On Wednesday, a parliamentary committee submitted a report to the Parliament recommending “entertainment complexes” housing legally operating casinos in all the major cities in the country. The committee stated that casinos could help transform the country’s economy by attracting travelers and foreign investment.

Vice Chairman of the committee, Pichet Chuamuangphan, told media outlets – “We’re focused on attracting foreigners to step up tourism and draw more money out of their pockets. This will also stem the outflow of money from Thai gamblers and help the government collect hefty taxes for our economic security.”

According to Chuamuangphan, a lawmaker from the Pheu Thai Party, Greater Bangkok would be the perfect place to start. In time, the government can permit such entertainment complexes in southern provinces like Phuket, Krabi, and Phang Nga, or tourist spots like Chiang Mai and Chonburi.

The proposal envisages levying a 30% tax on casino revenues and projects an approximate revenue generation of 400 Billion Baht ($11 Billion) annually.

 

The Legal Process

Most forms of betting are illegal in Thailand, and the same is instituted under the Thailand Gambling Act of 1935. However, the legislation has a provision that grants the government powers to issue decrees or licenses for permitting gambling at select venues.
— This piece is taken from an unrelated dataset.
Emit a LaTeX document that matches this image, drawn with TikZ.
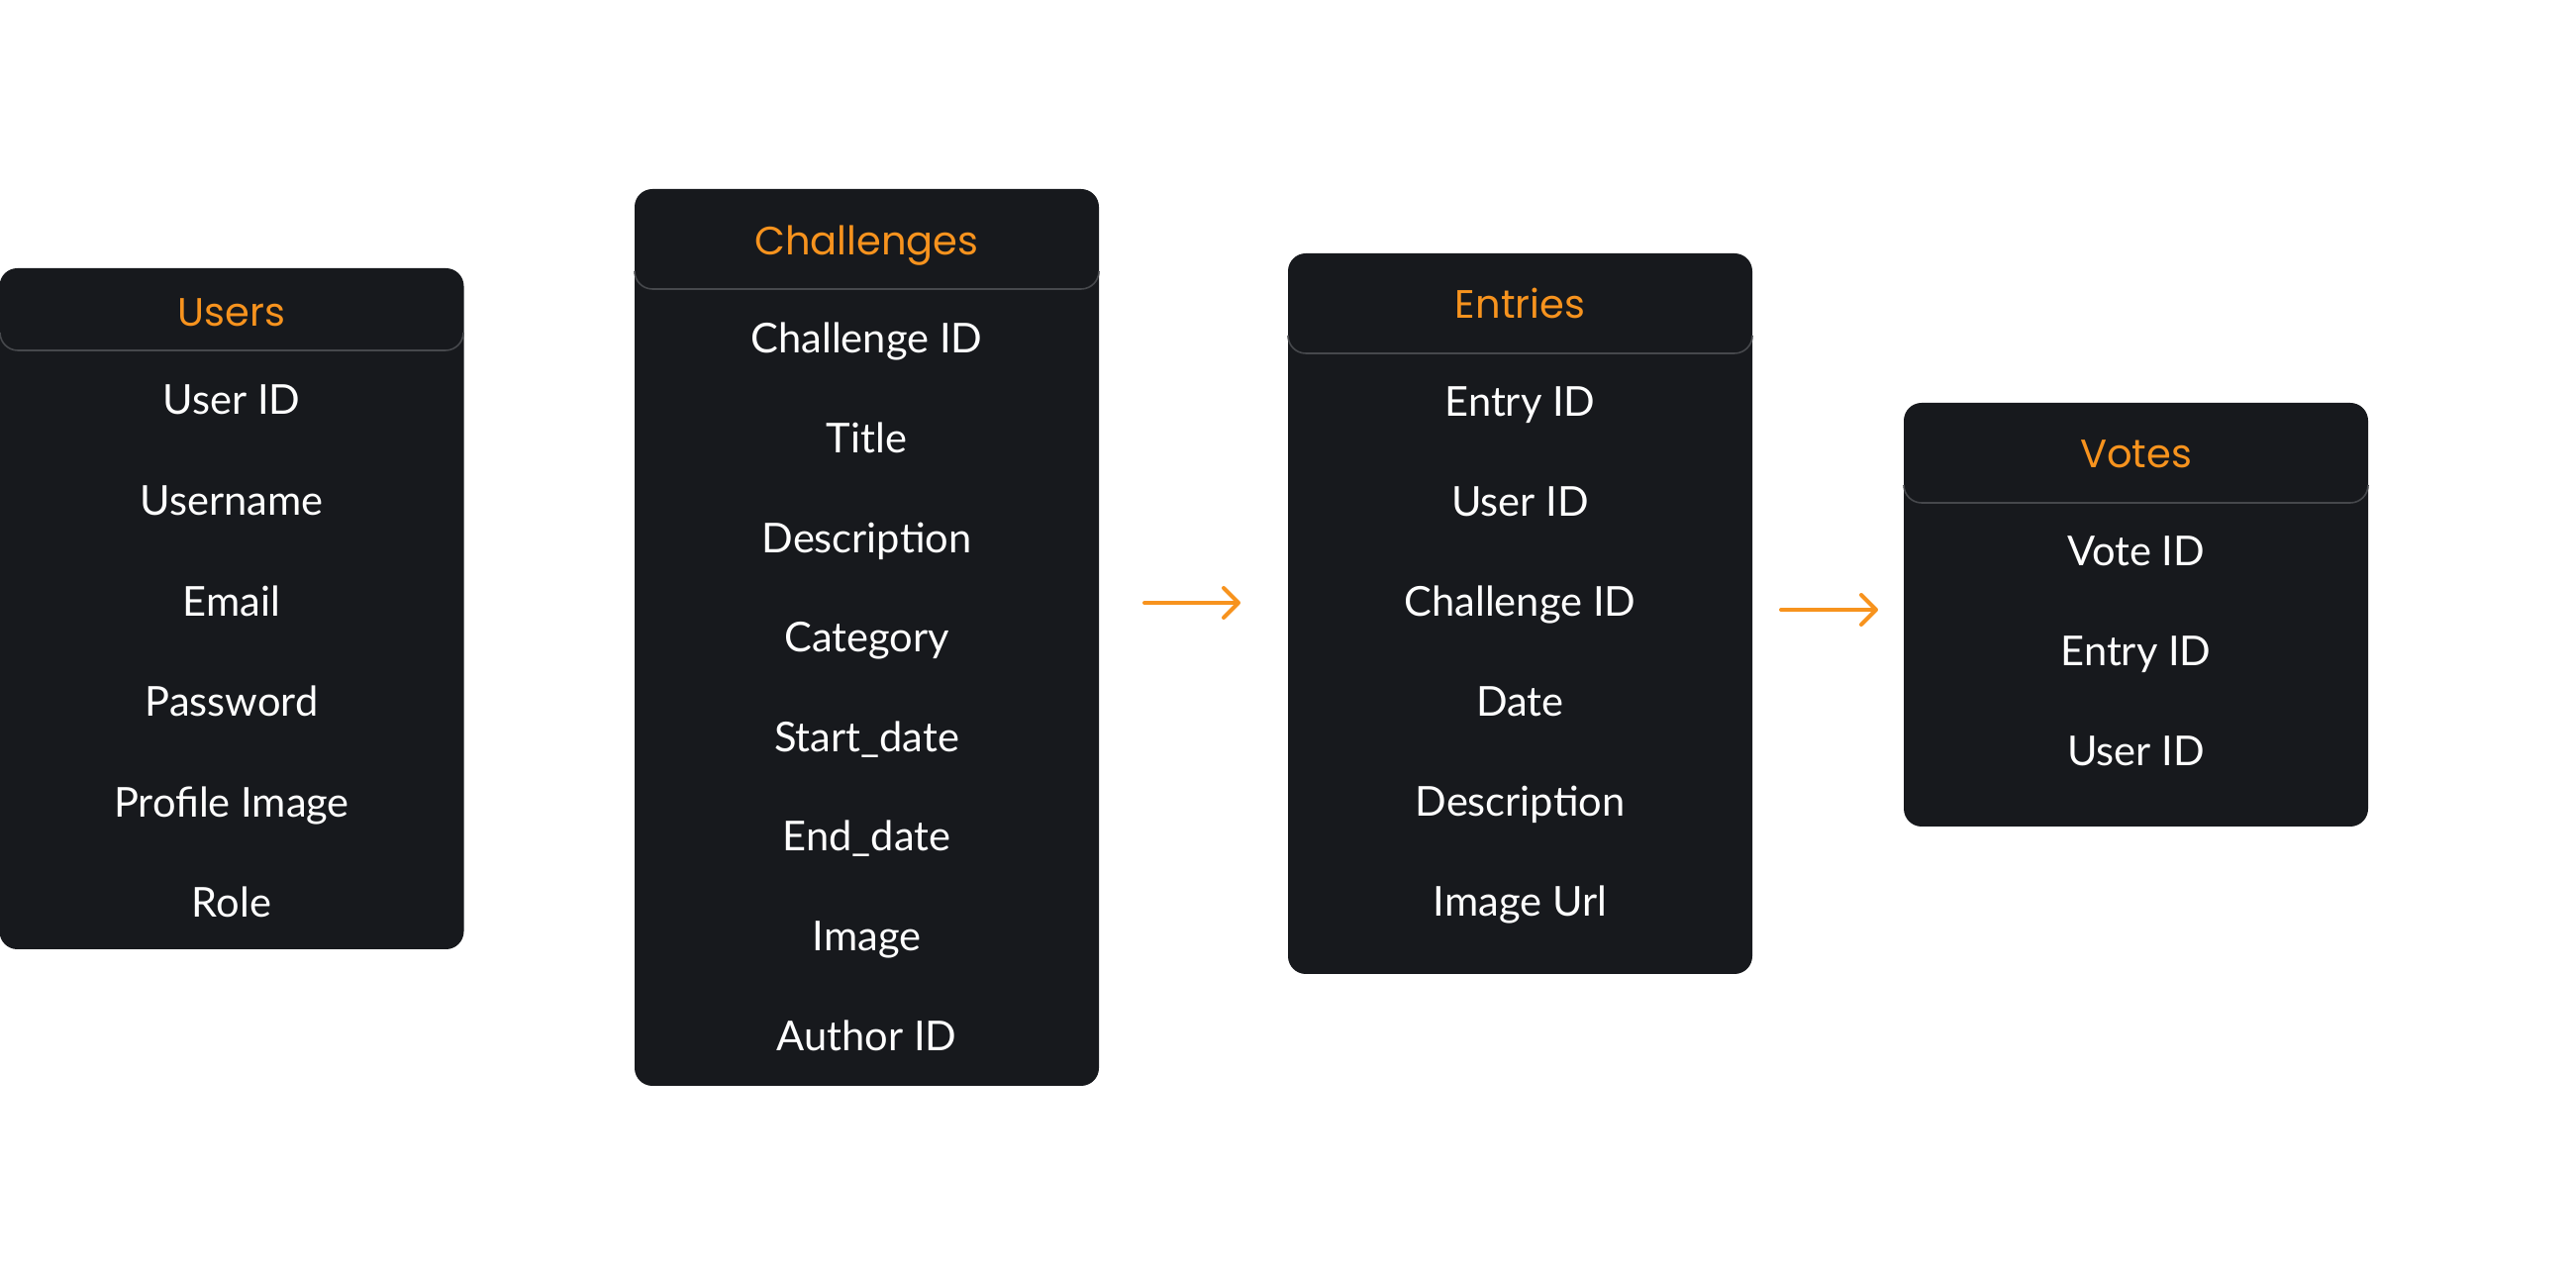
\documentclass[tikz,border=0pt]{standalone}
\usepackage{fontspec}
\setmainfont{Lato}
\newfontfamily\titlefont{Poppins}
\usetikzlibrary{arrows.meta}
\definecolor{boxbg}{HTML}{17191D}
\definecolor{accent}{HTML}{F7931E}
\definecolor{sepgray}{HTML}{46484C}
\tikzset{
  x=0.25pt, y=-0.25pt,
  tablebox/.style={fill=boxbg, rounded corners=4.5pt, minimum width=117.25pt, inner sep=0pt},
  titletext/.style={text=accent, font=\titlefont\fontsize{10pt}{12pt}\selectfont, inner sep=0pt, anchor=base, yshift=-3.75pt},
  rowtext/.style={text=white, font=\fontsize{10.4pt}{12pt}\selectfont, inner sep=0pt, anchor=base, yshift=-3.5pt},
  sepline/.style={draw=sepgray, line width=0.4pt},
  flow/.style={draw=accent, line width=1pt, line cap=round, -{Straight Barb[length=3.75pt, width=7.5pt, line cap=round, line join=round]}}
}
\begin{document}
\begin{tikzpicture}
\useasboundingbox (0,0) rectangle (2602,1281);
% boxes
\node[tablebox, minimum height=172pt] (users) at (234,615) {};
\node[tablebox, minimum height=226.5pt] (chal) at (875.5,644) {};
\node[tablebox, minimum height=182pt] (entr) at (1535.5,620) {};
\node[tablebox, minimum height=107pt] (votes) at (2157.5,621) {};
% header separators
\draw[sepline] (0,336) arc[start angle=180, end angle=90, radius=18] -- (450,354) arc[start angle=90, end angle=0, radius=18];
\draw[sepline] (641,274) arc[start angle=180, end angle=90, radius=18] -- (1092,292) arc[start angle=90, end angle=0, radius=18];
\draw[sepline] (1301,339) arc[start angle=180, end angle=90, radius=18] -- (1752,357) arc[start angle=90, end angle=0, radius=18];
\draw[sepline] (1923,490) arc[start angle=180, end angle=90, radius=18] -- (2374,508) arc[start angle=90, end angle=0, radius=18];
% titles
\node[titletext] (usersT) at (234,315) {Users};
\node[titletext] (chalT) at (875.5,243) {Challenges};
\node[titletext] (entrT) at (1535.5,307) {Entries};
\node[titletext] (votesT) at (2157.5,458) {Votes};
% rows
\foreach \t [count=\i from 0] in {User ID,Username,Email,Password,Profile Image,Role}
  \node[rowtext] (users-\i) at (234,{405+101.6*\i}) {\t};
\foreach \t [count=\i from 0] in {Challenge ID,Title,Description,Category,Start\_date,End\_date,Image,Author ID}
  \node[rowtext] (chal-\i) at (875.5,{343+100.6*\i}) {\t};
\foreach \t [count=\i from 0] in {Entry ID,User ID,Challenge ID,Date,Description,Image Url}
  \node[rowtext] (entr-\i) at (1535.5,{407+100.9*\i}) {\t};
\foreach \t [count=\i from 0] in {Vote ID,Entry ID,User ID}
  \node[rowtext] (votes-\i) at (2157.5,{558+101*\i}) {\t};
% arrows
\coordinate (a1s) at (1156,609);
\coordinate (a1e) at (1253,609);
\coordinate (a2s) at (1799,616);
\coordinate (a2e) at (1897,616);
\draw[flow] (a1s) -- (a1e);
\draw[flow] (a2s) -- (a2e);
\end{tikzpicture}
\end{document}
Although gambling is presently illegal in Thailand, illicit casinos thrive in Bangkok and several other provincial towns. The country has a tradition of betting on bullfights, cockfights, and boat races. A gambling act was introduced in 1930, and the government, led by Khuang Aphaiwong, moved to legalize gambling. But massive public and media opposition forced the government to clamp down on gambling again, bringing a revised act in 1935.

While online gaming remains illegal in Thailand, the government has realized it needs to bring the illegally operating casino sector into the taxable zone, and casinos can be a way to revive the country’s economy.

Last month, when cannabis was decriminalized, the parliamentary committee suggested that the government permit five casino resorts across the country to drive economic development in key cities. In their latest recommendations, the committee borrowing a leaf from Japan, want to set up integrated “entertainment zones” for casinos.

While casinos will focus on attracting foreign nationals, Thai nationals aged 20 and older with a minimum bank balance of THB 500,000 would be permitted to gamble.

The Parliament will review the recommendations and decide on a recourse before going on a recess in September. If the recommendations are approved, the government will create a decree to sidestep the gambling law, opening the country’s doors to casino goers.